Another example of how patient satisfaction feedback can lower costs is when you ask people what you can do to help them get ready to go home from the hospital. Again, if you put a group of health care professionals in a room, we come up with about a zillion forms to put in the chart. We'll make all kinds of new procedures and policies to make sure patients go home with the information they need.
But what patients will tell you is, "Give me a notepad by my bed so I can write down all my questions, and my family can write down all their questions. Because whenever you come around, either I am asleep or my family is not there. We just need a way to document our questions so you all can see them, have a chance to think about them, and give us the answers." It's that simple.

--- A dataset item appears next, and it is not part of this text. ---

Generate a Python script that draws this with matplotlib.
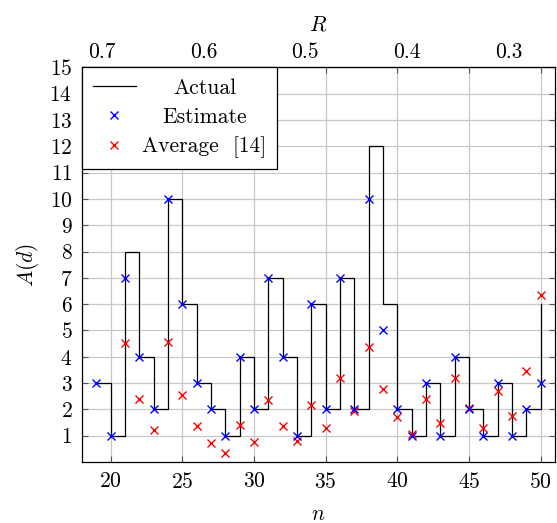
import numpy as np
import matplotlib
matplotlib.use('agg')
import matplotlib.pyplot as plt

# block lengths and weight data
n_vals = list(range(19, 51))
actual = [3, 1, 8, 4, 2, 10, 6, 3, 2, 1, 4, 2, 7, 4, 1, 6,
          2, 7, 2, 12, 6, 2, 1, 3, 1, 4, 2, 1, 3, 1, 2, 6]
estimate = [3, 1, 7, 4, 2, 10, 6, 3, 2, 1, 4, 2, 7, 4, 1, 6,
            2, 7, 2, 10, 5, 2, 1, 3, 1, 4, 2, 1, 3, 1, 2, 3]
avg_n = list(range(21, 51))
average = [4.53, 2.40, 1.23, 4.58, 2.55, 1.38, 0.72, 0.35, 1.42, 0.77,
           2.37, 1.38, 0.78, 2.17, 1.30, 3.18, 1.95, 4.37, 2.76, 1.72,
           1.06, 2.38, 1.48, 3.18, 2.04, 1.30, 2.69, 1.75, 3.44, 6.33]
r_ticks = [0.7, 0.6, 0.5, 0.4, 0.3]

plt.rcParams['font.family'] = 'serif'
plt.rcParams['font.serif'] = ['cmr10']
plt.rcParams['mathtext.fontset'] = 'cm'
plt.rcParams['axes.unicode_minus'] = False
plt.rcParams['axes.formatter.use_mathtext'] = True
fs = 15.5

fig = plt.figure(figsize=(5.57, 5.23), dpi=100)
ax = fig.add_axes([0.1472, 0.1166, 0.8492, 0.7547])

ax.step(n_vals, actual, where='post', color='black', linewidth=0.9, label='Actual')
ax.plot(avg_n, average, 'x', color='red', markersize=6, markeredgewidth=1.0)
ax.plot(n_vals, estimate, 'x', color='blue', markersize=6, markeredgewidth=1.0, label='Estimate')
ax.plot([], [], 'x', color='red', markersize=6, markeredgewidth=1.0, label='Average  [14]')

ax.set_xlim(18, 51)
ax.set_ylim(0, 15)
ax.set_xticks(range(20, 51, 5))
ax.set_yticks(range(1, 16))
ax.grid(True, color='#c8c8c8', linewidth=0.9)
ax.set_axisbelow(True)
ax.tick_params(direction='in', length=4, width=0.8, labelsize=fs, pad=7,
               top=True, right=True, color='#555555')
for s in ax.spines.values():
    s.set_linewidth(0.9)

ax.set_xlabel('$n$', fontsize=fs, labelpad=9)
ax.set_ylabel('$A(d)$', fontsize=fs, labelpad=6)

def n_to_r(n):
    return 0.5 - (np.asarray(n) - 33.58) / 71.1

def r_to_n(r):
    return 33.58 - 71.1 * (np.asarray(r) - 0.5)

sec = ax.secondary_xaxis('top', functions=(n_to_r, r_to_n))
sec.set_xticks(r_ticks)
sec.set_xticklabels([str(r) for r in r_ticks])
sec.tick_params(length=0, labelsize=fs, pad=3.5)
sec.set_xlabel('$R$', fontsize=fs, labelpad=9)

leg = ax.legend(loc='upper left', bbox_to_anchor=(0, 1), borderaxespad=0,
                fancybox=False, framealpha=1, edgecolor='black', fontsize=fs,
                handlelength=2.0, handletextpad=0.3, labelspacing=0.45, borderpad=0.5)
leg.get_frame().set_linewidth(0.9)

# centre the legend labels like pgfplots does
fig.canvas.draw()
renderer = fig.canvas.get_renderer()
widths = [t.get_window_extent(renderer).width * 72.0 / fig.dpi for t in leg.get_texts()]
wmax = max(widths)
items = leg._legend_handle_box.get_children()[0].get_children()
for item, w in zip(items, widths):
    item.sep = item.sep + (wmax - w) / 2.0

plt.savefig('out.png', dpi=100)
plt.close()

Q. Can patient satisfaction and profitability be compatible goals?
A. Yes. If you look at most hospitals these days, they all look pretty much alike in terms of technology. We no longer have just one hospital in the state doing heart surgery, or one doing joint replacements. You can go to your local community hospital and have all sorts of things taken care of, so what hospitals have to compete on is the quality of their caring.
In the 10 years we've been doing patient satisfaction work, we have consistently seen that the top performers in patient satisfaction are amazing places. They take good care of their employees and they're good places for patients. They're very well managed because they've got to have a clear cut mission and culture to address the things that patients care about.
I think we are very much in transition in terms of understanding that health care is a service business. We're changing from a very paternalistic system to one that's much more collaborative. In order to make the transition, places have to be well managed and well run. That does not happen without a lot of focus and intent.